— Required work —
Quote from the first line below through the line that contains "1.66, 1.69, 0];", both included, and leave the pictures out.

━━━━━ Data block

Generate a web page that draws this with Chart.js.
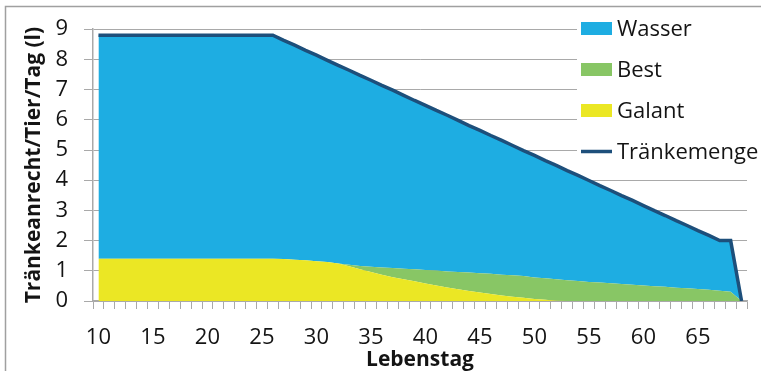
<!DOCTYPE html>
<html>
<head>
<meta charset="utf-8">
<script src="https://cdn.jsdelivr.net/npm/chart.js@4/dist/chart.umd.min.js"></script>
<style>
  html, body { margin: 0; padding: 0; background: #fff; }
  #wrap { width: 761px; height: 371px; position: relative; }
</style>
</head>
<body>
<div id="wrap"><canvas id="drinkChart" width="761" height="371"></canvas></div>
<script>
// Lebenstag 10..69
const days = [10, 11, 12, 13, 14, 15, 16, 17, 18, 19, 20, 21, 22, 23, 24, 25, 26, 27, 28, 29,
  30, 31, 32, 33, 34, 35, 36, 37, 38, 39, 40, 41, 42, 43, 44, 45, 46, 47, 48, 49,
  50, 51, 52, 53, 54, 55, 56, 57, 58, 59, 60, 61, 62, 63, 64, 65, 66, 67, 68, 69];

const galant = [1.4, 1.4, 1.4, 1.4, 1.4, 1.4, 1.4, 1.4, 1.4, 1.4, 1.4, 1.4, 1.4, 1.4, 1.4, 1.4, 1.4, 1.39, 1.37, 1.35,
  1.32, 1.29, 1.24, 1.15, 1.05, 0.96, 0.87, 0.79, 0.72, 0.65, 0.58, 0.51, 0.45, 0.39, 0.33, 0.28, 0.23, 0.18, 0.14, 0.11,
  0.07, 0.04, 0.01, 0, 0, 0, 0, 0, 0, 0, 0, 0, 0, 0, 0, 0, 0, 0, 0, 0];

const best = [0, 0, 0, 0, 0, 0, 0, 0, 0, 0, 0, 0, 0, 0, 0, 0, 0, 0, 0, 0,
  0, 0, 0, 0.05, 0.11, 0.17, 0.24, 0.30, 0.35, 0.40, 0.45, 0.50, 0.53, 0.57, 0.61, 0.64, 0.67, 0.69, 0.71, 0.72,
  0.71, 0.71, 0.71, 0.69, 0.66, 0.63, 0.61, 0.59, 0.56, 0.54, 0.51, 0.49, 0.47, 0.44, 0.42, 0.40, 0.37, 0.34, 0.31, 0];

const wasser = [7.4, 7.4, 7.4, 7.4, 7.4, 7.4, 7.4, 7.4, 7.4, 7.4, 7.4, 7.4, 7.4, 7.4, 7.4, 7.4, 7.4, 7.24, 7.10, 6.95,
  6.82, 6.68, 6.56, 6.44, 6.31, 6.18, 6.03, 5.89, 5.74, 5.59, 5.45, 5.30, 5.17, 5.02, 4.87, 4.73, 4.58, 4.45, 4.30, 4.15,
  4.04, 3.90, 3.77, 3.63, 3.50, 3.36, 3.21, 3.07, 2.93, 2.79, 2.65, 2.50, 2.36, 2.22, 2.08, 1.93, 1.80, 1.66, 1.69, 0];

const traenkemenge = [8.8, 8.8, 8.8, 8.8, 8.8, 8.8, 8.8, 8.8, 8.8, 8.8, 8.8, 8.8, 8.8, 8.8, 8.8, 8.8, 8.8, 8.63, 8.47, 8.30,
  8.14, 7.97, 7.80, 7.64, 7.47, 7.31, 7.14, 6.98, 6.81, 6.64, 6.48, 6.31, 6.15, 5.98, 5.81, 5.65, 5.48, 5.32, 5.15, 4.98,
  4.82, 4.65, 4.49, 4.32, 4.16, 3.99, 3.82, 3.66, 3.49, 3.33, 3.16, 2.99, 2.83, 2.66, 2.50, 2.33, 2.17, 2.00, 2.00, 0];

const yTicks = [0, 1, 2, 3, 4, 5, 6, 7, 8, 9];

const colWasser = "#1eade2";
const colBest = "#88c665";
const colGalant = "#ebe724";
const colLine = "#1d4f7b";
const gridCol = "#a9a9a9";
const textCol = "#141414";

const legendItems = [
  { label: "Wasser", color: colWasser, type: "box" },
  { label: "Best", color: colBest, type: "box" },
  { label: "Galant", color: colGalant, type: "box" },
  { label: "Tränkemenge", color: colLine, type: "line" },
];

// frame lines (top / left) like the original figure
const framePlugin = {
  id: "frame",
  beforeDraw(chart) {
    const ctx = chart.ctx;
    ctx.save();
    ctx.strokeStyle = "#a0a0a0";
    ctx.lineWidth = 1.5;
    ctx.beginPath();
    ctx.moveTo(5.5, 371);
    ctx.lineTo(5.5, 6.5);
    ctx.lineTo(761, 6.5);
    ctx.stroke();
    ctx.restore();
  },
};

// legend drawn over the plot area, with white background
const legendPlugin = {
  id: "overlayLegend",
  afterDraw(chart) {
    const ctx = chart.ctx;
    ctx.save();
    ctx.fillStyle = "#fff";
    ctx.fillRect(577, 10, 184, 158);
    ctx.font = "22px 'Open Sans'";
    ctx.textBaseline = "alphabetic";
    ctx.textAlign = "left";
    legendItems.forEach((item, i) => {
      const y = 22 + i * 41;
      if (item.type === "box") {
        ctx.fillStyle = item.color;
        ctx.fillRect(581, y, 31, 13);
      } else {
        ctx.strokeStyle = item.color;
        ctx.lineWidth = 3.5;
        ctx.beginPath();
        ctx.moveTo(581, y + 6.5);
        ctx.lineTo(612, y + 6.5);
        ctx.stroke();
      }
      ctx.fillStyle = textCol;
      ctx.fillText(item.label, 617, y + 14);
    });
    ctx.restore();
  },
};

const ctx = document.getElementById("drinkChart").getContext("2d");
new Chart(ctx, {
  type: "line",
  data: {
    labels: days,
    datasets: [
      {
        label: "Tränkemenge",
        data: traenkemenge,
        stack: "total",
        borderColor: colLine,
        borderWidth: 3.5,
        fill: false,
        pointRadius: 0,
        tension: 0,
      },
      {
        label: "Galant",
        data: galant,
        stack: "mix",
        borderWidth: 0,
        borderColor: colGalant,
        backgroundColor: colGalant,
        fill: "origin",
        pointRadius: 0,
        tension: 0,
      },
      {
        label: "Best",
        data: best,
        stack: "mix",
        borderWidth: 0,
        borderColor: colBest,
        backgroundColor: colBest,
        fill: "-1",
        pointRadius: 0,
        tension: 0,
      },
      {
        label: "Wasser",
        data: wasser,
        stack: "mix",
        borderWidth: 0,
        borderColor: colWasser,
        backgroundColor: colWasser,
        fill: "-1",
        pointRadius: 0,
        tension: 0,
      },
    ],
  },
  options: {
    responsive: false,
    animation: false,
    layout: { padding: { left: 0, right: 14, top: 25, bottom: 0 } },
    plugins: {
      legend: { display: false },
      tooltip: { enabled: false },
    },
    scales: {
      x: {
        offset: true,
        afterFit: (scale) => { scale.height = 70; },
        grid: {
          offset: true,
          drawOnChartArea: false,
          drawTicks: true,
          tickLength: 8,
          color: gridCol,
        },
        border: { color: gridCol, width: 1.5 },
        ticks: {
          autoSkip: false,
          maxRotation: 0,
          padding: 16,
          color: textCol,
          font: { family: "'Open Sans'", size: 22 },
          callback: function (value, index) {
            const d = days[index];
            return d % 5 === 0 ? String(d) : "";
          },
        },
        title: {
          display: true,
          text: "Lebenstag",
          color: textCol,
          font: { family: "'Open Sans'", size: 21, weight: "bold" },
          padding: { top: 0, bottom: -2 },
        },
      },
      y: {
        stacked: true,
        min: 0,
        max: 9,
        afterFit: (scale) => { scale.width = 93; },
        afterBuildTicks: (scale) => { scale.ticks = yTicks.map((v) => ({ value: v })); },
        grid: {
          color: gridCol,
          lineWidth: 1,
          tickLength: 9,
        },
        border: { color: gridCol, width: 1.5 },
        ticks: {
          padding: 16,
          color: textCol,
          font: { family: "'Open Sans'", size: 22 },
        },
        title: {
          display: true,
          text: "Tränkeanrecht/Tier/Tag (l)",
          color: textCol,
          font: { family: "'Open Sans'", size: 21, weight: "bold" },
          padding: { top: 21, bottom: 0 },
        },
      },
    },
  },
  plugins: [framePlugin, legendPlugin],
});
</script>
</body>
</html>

━━━━━━━━━━

— Exercise output —
Generate a web page that draws this with Chart.js.
<!DOCTYPE html>
<html>
<head>
<meta charset="utf-8">
<script src="https://cdn.jsdelivr.net/npm/chart.js@4/dist/chart.umd.min.js"></script>
<style>
  html, body { margin: 0; padding: 0; background: #fff; }
  #wrap { width: 761px; height: 371px; position: relative; }
</style>
</head>
<body>
<div id="wrap"><canvas id="drinkChart" width="761" height="371"></canvas></div>
<script>
// Lebenstag 10..69
const days = [10, 11, 12, 13, 14, 15, 16, 17, 18, 19, 20, 21, 22, 23, 24, 25, 26, 27, 28, 29,
  30, 31, 32, 33, 34, 35, 36, 37, 38, 39, 40, 41, 42, 43, 44, 45, 46, 47, 48, 49,
  50, 51, 52, 53, 54, 55, 56, 57, 58, 59, 60, 61, 62, 63, 64, 65, 66, 67, 68, 69];

const galant = [1.4, 1.4, 1.4, 1.4, 1.4, 1.4, 1.4, 1.4, 1.4, 1.4, 1.4, 1.4, 1.4, 1.4, 1.4, 1.4, 1.4, 1.39, 1.37, 1.35,
  1.32, 1.29, 1.24, 1.15, 1.05, 0.96, 0.87, 0.79, 0.72, 0.65, 0.58, 0.51, 0.45, 0.39, 0.33, 0.28, 0.23, 0.18, 0.14, 0.11,
  0.07, 0.04, 0.01, 0, 0, 0, 0, 0, 0, 0, 0, 0, 0, 0, 0, 0, 0, 0, 0, 0];

const best = [0, 0, 0, 0, 0, 0, 0, 0, 0, 0, 0, 0, 0, 0, 0, 0, 0, 0, 0, 0,
  0, 0, 0, 0.05, 0.11, 0.17, 0.24, 0.30, 0.35, 0.40, 0.45, 0.50, 0.53, 0.57, 0.61, 0.64, 0.67, 0.69, 0.71, 0.72,
  0.71, 0.71, 0.71, 0.69, 0.66, 0.63, 0.61, 0.59, 0.56, 0.54, 0.51, 0.49, 0.47, 0.44, 0.42, 0.40, 0.37, 0.34, 0.31, 0];

const wasser = [7.4, 7.4, 7.4, 7.4, 7.4, 7.4, 7.4, 7.4, 7.4, 7.4, 7.4, 7.4, 7.4, 7.4, 7.4, 7.4, 7.4, 7.24, 7.10, 6.95,
  6.82, 6.68, 6.56, 6.44, 6.31, 6.18, 6.03, 5.89, 5.74, 5.59, 5.45, 5.30, 5.17, 5.02, 4.87, 4.73, 4.58, 4.45, 4.30, 4.15,
  4.04, 3.90, 3.77, 3.63, 3.50, 3.36, 3.21, 3.07, 2.93, 2.79, 2.65, 2.50, 2.36, 2.22, 2.08, 1.93, 1.80, 1.66, 1.69, 0];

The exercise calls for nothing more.